EXERCISE DESCRIPTION: All the data must come back unchanged, except that pictures are left out.

SOURCE DATA:
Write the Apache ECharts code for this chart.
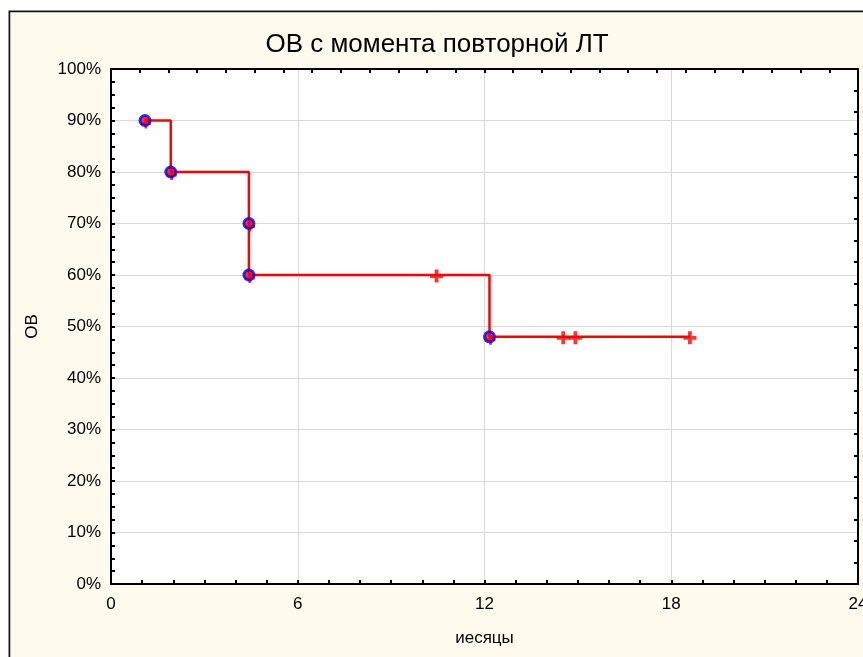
<!DOCTYPE html>
<html>
<head>
<meta charset="utf-8">
<script src="https://cdn.jsdelivr.net/npm/echarts@6/dist/echarts.min.js"></script>
<style>
  html, body { margin: 0; padding: 0; background: #fff; }
  #chart { width: 863px; height: 657px; }
</style>
</head>
<body>
<div id="chart"></div>
<script>
// события (смерти): месяцы и доля выживших
const eventMonths = [1.09, 1.92, 4.43, 4.43, 12.16];
const eventSurvival = [90, 80, 70, 60, 48];
// цензурированные наблюдения
const censorMonths = [10.46, 14.53, 14.92, 18.6];
const censorSurvival = [60, 48, 48, 48];

const xTicks = [0, 6, 12, 18, 24];
const yTicks = [0, 10, 20, 30, 40, 50, 60, 70, 80, 90, 100];

const FONT = "'Liberation Sans', Arial, sans-serif";
const plus = 'path://M4.25,0h3.5v4.25h4.25v3.5h-4.25v4.25h-3.5v-4.25h-4.25v-3.5h4.25z';

const eventPts = eventMonths.map((m, i) => [m, eventSurvival[i]]);
const censorPts = censorMonths.map((m, i) => [m, censorSurvival[i]]);
// ступенчатая кривая: события + последнее цензурированное наблюдение
const curve = eventPts.concat([censorPts[censorPts.length - 1]]);

function frameLine() {
  return { show: true, onZero: false, lineStyle: { color: '#000', width: 2 } };
}
function tick() {
  return { show: true, inside: true, length: 4, lineStyle: { color: '#000', width: 2 } };
}

const chart = echarts.init(document.getElementById('chart'));
chart.setOption({
  animation: false,
  textStyle: { fontFamily: FONT },
  graphic: [
    { type: 'rect', z: -10, shape: { x: 8.5, y: 10.5, width: 900, height: 700 },
      style: { fill: '#fffaee', stroke: '#b8b8b8', lineWidth: 1 } },
    { type: 'rect', z: -9, shape: { x: 9.5, y: 11.5, width: 900, height: 700 },
      style: { fill: '#fffaee', stroke: '#111', lineWidth: 1.5 } }
  ],
  title: {
    text: 'ОВ с момента повторной ЛТ',
    left: 432, top: 27, textAlign: 'center',
    textStyle: { fontFamily: FONT, fontSize: 26, fontWeight: 'normal', color: '#000' }
  },
  grid: {
    left: 111, right: 5, top: 69, bottom: 73, show: true, backgroundColor: '#fff', borderWidth: 0,
    containLabel: false, outerBoundsMode: 'none'
  },
  xAxis: [
    {
      type: 'value', min: xTicks[0], max: xTicks[xTicks.length - 1], interval: 6, position: 'bottom',
      name: 'иесяцы', nameLocation: 'middle', nameGap: 46,
      nameTextStyle: { fontFamily: FONT, fontSize: 17, color: '#000' },
      axisLine: frameLine(), axisTick: tick(),
      minorTick: { show: true, splitNumber: 6, length: 4, lineStyle: { color: '#000', width: 2 } },
      axisLabel: { fontSize: 17, color: '#000', margin: 12, fontFamily: FONT },
      splitLine: { show: true, lineStyle: { color: '#d9d9d9', width: 1 } }
    },
    {
      type: 'value', min: 0, max: 26, interval: 1, position: 'top',
      axisLine: frameLine(), axisTick: tick(), axisLabel: { show: false }, splitLine: { show: false }
    }
  ],
  yAxis: [
    {
      type: 'value', min: yTicks[0], max: yTicks[yTicks.length - 1], interval: 10, position: 'left',
      name: 'ОВ', nameLocation: 'middle', nameGap: 70,
      nameTextStyle: { fontFamily: FONT, fontSize: 17, color: '#000' },
      axisLine: frameLine(), axisTick: tick(),
      minorTick: { show: true, splitNumber: 4, length: 4, lineStyle: { color: '#000', width: 2 } },
      axisLabel: { fontSize: 17, color: '#000', margin: 10, formatter: '{value}%', fontFamily: FONT },
      splitLine: { show: true, lineStyle: { color: '#d9d9d9', width: 1 } }
    },
    {
      type: 'value', min: 0, max: 24, interval: 1, position: 'right',
      axisLine: frameLine(), axisTick: tick(), axisLabel: { show: false }, splitLine: { show: false }
    }
  ],
  series: [
    {
      type: 'line', step: 'end', data: curve, showSymbol: false, symbol: 'none',
      lineStyle: { color: '#ff0000', width: 2.5 }, z: 2
    },
    {
      type: 'scatter', data: eventPts, symbol: plus, symbolSize: 10, symbolOffset: [1, 3],
      itemStyle: { color: '#ff0000' }, z: 3
    },
    {
      type: 'scatter', data: eventPts, symbol: 'circle', symbolSize: 10,
      itemStyle: { color: '#ff0000', borderColor: '#0000ff', borderWidth: 3 }, z: 4
    },
    {
      type: 'scatter', data: censorPts, symbol: plus, symbolSize: 13, symbolOffset: [0, 1],
      itemStyle: { color: '#ff0000' }, z: 4
    }
  ]
});
</script>
</body>
</html>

RESULT FOR THIS EXERCISE:
Write the Apache ECharts code for this chart.
<!DOCTYPE html>
<html>
<head>
<meta charset="utf-8">
<script src="https://cdn.jsdelivr.net/npm/echarts@6/dist/echarts.min.js"></script>
<style>
  html, body { margin: 0; padding: 0; background: #fff; }
  #chart { width: 863px; height: 657px; }
</style>
</head>
<body>
<div id="chart"></div>
<script>
// события (смерти): месяцы и доля выживших
const eventMonths = [1.09, 1.92, 4.43, 4.43, 12.16];
const eventSurvival = [90, 80, 70, 60, 48];
// цензурированные наблюдения
const censorMonths = [10.46, 14.53, 14.92, 18.6];
const censorSurvival = [60, 48, 48, 48];

const xTicks = [0, 6, 12, 18, 24];
const yTicks = [0, 10, 20, 30, 40, 50, 60, 70, 80, 90, 100];

const FONT = "'Liberation Sans', Arial, sans-serif";
const plus = 'path://M4.25,0h3.5v4.25h4.25v3.5h-4.25v4.25h-3.5v-4.25h-4.25v-3.5h4.25z';

const eventPts = eventMonths.map((m, i) => [m, eventSurvival[i]]);
const censorPts = censorMonths.map((m, i) => [m, censorSurvival[i]]);
// ступенчатая кривая: события + последнее цензурированное наблюдение
const curve = eventPts.concat([censorPts[censorPts.length - 1]]);

function frameLine() {
  return { show: true, onZero: false, lineStyle: { color: '#000', width: 2 } };
}
function tick() {
  return { show: true, inside: true, length: 4, lineStyle: { color: '#000', width: 2 } };
}

const chart = echarts.init(document.getElementById('chart'));
chart.setOption({
  animation: false,
  textStyle: { fontFamily: FONT },
  graphic: [
    { type: 'rect', z: -10, shape: { x: 8.5, y: 10.5, width: 900, height: 700 },
      style: { fill: '#fffaee', stroke: '#b8b8b8', lineWidth: 1 } },
    { type: 'rect', z: -9, shape: { x: 9.5, y: 11.5, width: 900, height: 700 },
      style: { fill: '#fffaee', stroke: '#111', lineWidth: 1.5 } }
  ],
  title: {
    text: 'ОВ с момента повторной ЛТ',
    left: 432, top: 27, textAlign: 'center',
    textStyle: { fontFamily: FONT, fontSize: 26, fontWeight: 'normal', color: '#000' }
  },
  grid: {
    left: 111, right: 5, top: 69, bottom: 73, show: true, backgroundColor: '#fff', borderWidth: 0,
    containLabel: false, outerBoundsMode: 'none'
  },
  xAxis: [
    {
      type: 'value', min: xTicks[0], max: xTicks[xTicks.length - 1], interval: 6, position: 'bottom',
      name: 'иесяцы', nameLocation: 'middle', nameGap: 46,
      nameTextStyle: { fontFamily: FONT, fontSize: 17, color: '#000' },
      axisLine: frameLine(), axisTick: tick(),
      minorTick: { show: true, splitNumber: 6, length: 4, lineStyle: { color: '#000', width: 2 } },
      axisLabel: { fontSize: 17, color: '#000', margin: 12, fontFamily: FONT },
      splitLine: { show: true, lineStyle: { color: '#d9d9d9', width: 1 } }
    },
    {
      type: 'value', min: 0, max: 26, interval: 1, position: 'top',
      axisLine: frameLine(), axisTick: tick(), axisLabel: { show: false }, splitLine: { show: false }
    }
  ],
  yAxis: [
    {
      type: 'value', min: yTicks[0], max: yTicks[yTicks.length - 1], interval: 10, position: 'left',
      name: 'ОВ', nameLocation: 'middle', nameGap: 70,
      nameTextStyle: { fontFamily: FONT, fontSize: 17, color: '#000' },
      axisLine: frameLine(), axisTick: tick(),
      minorTick: { show: true, splitNumber: 4, length: 4, lineStyle: { color: '#000', width: 2 } },
      axisLabel: { fontSize: 17, color: '#000', margin: 10, formatter: '{value}%', fontFamily: FONT },
      splitLine: { show: true, lineStyle: { color: '#d9d9d9', width: 1 } }
    },
    {
      type: 'value', min: 0, max: 24, interval: 1, position: 'right',
      axisLine: frameLine(), axisTick: tick(), axisLabel: { show: false }, splitLine: { show: false }
    }
  ],
  series: [
    {
      type: 'line', step: 'end', data: curve, showSymbol: false, symbol: 'none',
      lineStyle: { color: '#ff0000', width: 2.5 }, z: 2
    },
    {
      type: 'scatter', data: eventPts, symbol: plus, symbolSize: 10, symbolOffset: [1, 3],
      itemStyle: { color: '#ff0000' }, z: 3
    },
    {
      type: 'scatter', data: eventPts, symbol: 'circle', symbolSize: 10,
      itemStyle: { color: '#ff0000', borderColor: '#0000ff', borderWidth: 3 }, z: 4
    },
    {
      type: 'scatter', data: censorPts, symbol: plus, symbolSize: 13, symbolOffset: [0, 1],
      itemStyle: { color: '#ff0000' }, z: 4
    }
  ]
});
</script>
</body>
</html>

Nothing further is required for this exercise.